The problem
Only the lines from the start of the data through the line with "0.000172, 0.000172, 0.000188];" belong in the copy. Restate them word for word, minus the pictures.

* START *

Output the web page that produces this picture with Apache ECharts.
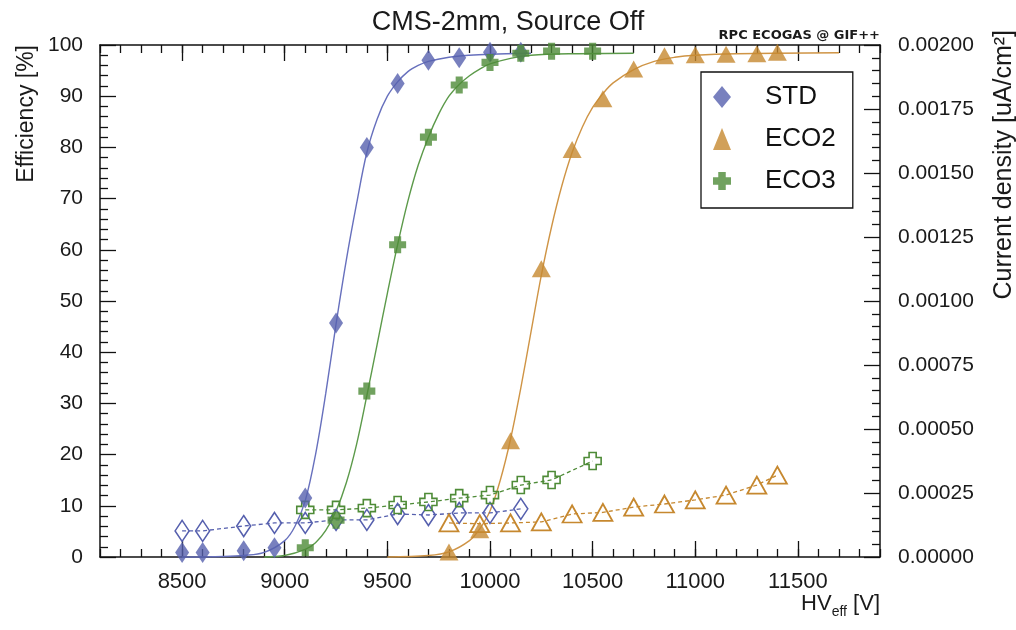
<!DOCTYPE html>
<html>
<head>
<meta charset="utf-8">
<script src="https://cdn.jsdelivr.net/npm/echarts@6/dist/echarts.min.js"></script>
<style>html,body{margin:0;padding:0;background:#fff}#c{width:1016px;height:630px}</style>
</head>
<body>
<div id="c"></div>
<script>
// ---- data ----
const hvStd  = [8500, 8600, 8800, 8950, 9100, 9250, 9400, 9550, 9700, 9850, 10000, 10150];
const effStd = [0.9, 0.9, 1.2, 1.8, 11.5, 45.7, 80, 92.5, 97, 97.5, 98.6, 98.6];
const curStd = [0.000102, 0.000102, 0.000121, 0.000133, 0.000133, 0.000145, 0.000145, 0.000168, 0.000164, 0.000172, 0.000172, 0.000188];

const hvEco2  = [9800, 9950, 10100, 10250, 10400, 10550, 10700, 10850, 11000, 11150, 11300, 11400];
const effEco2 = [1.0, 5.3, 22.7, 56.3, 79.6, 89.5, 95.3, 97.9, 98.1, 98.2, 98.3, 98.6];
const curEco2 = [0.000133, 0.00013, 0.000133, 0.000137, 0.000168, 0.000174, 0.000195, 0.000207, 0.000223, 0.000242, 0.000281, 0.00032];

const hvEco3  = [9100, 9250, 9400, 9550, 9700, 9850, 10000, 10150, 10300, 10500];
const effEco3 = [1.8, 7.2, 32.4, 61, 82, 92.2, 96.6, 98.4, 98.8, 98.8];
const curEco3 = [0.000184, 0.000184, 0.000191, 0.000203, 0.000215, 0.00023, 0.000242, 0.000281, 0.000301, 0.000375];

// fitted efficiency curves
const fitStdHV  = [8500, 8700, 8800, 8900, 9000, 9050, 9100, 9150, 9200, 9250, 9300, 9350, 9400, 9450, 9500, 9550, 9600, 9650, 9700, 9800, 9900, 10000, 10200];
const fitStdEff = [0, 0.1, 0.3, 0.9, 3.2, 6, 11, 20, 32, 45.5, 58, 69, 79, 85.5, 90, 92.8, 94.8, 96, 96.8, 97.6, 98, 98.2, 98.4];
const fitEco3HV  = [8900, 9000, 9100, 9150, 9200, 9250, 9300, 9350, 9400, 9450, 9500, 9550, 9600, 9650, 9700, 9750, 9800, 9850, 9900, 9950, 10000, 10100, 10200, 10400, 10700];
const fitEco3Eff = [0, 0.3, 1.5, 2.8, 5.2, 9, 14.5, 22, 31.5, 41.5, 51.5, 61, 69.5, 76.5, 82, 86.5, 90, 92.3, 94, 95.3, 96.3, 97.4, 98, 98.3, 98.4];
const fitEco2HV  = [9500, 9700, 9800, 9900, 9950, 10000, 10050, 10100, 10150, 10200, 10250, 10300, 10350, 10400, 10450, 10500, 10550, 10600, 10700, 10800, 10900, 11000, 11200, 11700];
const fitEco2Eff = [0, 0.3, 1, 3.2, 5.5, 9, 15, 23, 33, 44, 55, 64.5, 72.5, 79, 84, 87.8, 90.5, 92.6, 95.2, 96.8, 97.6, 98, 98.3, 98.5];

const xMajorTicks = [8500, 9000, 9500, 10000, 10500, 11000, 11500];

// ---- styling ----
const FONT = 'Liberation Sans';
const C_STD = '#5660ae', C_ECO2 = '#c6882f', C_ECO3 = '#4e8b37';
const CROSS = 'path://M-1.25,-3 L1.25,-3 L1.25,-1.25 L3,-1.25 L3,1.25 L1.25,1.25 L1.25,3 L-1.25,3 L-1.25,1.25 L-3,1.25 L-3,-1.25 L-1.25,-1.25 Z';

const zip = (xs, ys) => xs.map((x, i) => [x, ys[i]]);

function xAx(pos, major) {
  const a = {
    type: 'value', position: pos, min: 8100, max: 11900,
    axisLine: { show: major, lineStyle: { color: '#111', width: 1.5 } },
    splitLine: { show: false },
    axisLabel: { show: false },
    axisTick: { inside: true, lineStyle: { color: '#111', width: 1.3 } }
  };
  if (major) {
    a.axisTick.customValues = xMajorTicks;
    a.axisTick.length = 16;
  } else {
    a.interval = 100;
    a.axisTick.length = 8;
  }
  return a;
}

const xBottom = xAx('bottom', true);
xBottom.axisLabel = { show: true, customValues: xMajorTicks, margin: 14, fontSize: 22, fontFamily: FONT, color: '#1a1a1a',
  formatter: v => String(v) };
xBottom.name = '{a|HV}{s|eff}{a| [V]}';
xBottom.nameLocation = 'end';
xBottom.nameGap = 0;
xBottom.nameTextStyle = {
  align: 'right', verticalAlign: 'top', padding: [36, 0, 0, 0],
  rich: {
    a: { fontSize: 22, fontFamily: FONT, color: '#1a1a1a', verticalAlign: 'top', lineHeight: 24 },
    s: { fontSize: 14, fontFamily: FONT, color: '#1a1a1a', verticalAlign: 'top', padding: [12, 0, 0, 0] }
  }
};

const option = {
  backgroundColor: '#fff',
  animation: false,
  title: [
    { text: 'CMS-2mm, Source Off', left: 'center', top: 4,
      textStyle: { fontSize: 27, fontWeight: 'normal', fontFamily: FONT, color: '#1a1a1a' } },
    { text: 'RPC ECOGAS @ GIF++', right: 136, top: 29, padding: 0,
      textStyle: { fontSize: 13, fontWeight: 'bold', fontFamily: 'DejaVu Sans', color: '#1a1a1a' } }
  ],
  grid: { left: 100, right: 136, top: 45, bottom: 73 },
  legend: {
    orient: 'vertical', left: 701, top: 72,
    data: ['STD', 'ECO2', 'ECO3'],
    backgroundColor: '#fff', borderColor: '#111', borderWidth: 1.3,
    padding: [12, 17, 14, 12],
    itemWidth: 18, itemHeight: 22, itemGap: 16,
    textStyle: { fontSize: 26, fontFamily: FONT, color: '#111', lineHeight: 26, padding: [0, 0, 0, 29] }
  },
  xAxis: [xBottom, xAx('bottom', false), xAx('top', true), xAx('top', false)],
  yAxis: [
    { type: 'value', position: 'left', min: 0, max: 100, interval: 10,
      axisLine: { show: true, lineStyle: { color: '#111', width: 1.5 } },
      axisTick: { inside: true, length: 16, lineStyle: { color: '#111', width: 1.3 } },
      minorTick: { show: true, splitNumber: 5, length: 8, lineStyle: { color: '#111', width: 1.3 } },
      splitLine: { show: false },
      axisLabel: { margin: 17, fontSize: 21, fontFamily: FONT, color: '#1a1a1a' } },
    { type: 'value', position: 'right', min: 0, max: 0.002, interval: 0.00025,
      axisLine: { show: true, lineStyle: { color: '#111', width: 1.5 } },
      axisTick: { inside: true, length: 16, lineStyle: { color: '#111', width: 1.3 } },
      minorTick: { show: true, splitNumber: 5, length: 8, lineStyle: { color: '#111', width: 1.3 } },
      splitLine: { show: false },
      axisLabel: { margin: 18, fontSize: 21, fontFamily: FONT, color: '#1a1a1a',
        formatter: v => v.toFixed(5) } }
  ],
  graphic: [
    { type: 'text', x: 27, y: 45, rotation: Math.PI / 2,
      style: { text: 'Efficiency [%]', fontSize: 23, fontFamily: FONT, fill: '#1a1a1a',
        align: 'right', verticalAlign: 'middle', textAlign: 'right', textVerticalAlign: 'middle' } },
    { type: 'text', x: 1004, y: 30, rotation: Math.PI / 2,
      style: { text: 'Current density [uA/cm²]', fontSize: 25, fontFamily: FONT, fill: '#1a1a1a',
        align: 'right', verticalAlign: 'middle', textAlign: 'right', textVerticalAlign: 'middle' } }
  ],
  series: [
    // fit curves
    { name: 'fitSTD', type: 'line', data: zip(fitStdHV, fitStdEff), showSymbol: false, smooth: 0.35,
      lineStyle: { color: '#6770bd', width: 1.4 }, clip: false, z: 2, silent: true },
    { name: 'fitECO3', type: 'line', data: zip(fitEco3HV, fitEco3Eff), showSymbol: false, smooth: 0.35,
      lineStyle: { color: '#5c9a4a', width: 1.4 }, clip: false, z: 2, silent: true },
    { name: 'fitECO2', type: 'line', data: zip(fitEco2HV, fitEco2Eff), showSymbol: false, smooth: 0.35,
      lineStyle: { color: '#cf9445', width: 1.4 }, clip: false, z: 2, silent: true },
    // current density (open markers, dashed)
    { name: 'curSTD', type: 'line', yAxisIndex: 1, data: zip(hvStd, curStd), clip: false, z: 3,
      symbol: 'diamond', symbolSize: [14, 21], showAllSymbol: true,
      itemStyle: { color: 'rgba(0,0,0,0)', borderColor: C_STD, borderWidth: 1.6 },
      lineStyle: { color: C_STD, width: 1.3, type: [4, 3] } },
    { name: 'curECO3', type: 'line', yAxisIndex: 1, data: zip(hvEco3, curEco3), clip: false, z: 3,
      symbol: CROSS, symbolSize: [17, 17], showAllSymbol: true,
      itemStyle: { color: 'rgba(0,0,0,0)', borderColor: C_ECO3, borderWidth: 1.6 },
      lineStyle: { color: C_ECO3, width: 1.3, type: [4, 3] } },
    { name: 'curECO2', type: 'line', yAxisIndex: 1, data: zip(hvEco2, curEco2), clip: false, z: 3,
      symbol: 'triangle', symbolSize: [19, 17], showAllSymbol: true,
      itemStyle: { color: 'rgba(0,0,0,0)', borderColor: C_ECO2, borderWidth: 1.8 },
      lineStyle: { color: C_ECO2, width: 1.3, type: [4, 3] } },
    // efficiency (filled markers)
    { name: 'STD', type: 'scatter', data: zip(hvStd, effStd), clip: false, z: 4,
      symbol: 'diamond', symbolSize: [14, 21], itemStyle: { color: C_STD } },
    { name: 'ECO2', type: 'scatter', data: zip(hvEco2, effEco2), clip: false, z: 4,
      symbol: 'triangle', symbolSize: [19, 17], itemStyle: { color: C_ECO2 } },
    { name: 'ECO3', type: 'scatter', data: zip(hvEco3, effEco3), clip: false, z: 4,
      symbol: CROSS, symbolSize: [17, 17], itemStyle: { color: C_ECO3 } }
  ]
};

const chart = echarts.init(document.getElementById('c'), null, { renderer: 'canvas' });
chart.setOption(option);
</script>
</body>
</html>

* END *

Result
Output the web page that produces this picture with Apache ECharts.
<!DOCTYPE html>
<html>
<head>
<meta charset="utf-8">
<script src="https://cdn.jsdelivr.net/npm/echarts@6/dist/echarts.min.js"></script>
<style>html,body{margin:0;padding:0;background:#fff}#c{width:1016px;height:630px}</style>
</head>
<body>
<div id="c"></div>
<script>
// ---- data ----
const hvStd  = [8500, 8600, 8800, 8950, 9100, 9250, 9400, 9550, 9700, 9850, 10000, 10150];
const effStd = [0.9, 0.9, 1.2, 1.8, 11.5, 45.7, 80, 92.5, 97, 97.5, 98.6, 98.6];
const curStd = [0.000102, 0.000102, 0.000121, 0.000133, 0.000133, 0.000145, 0.000145, 0.000168, 0.000164, 0.000172, 0.000172, 0.000188];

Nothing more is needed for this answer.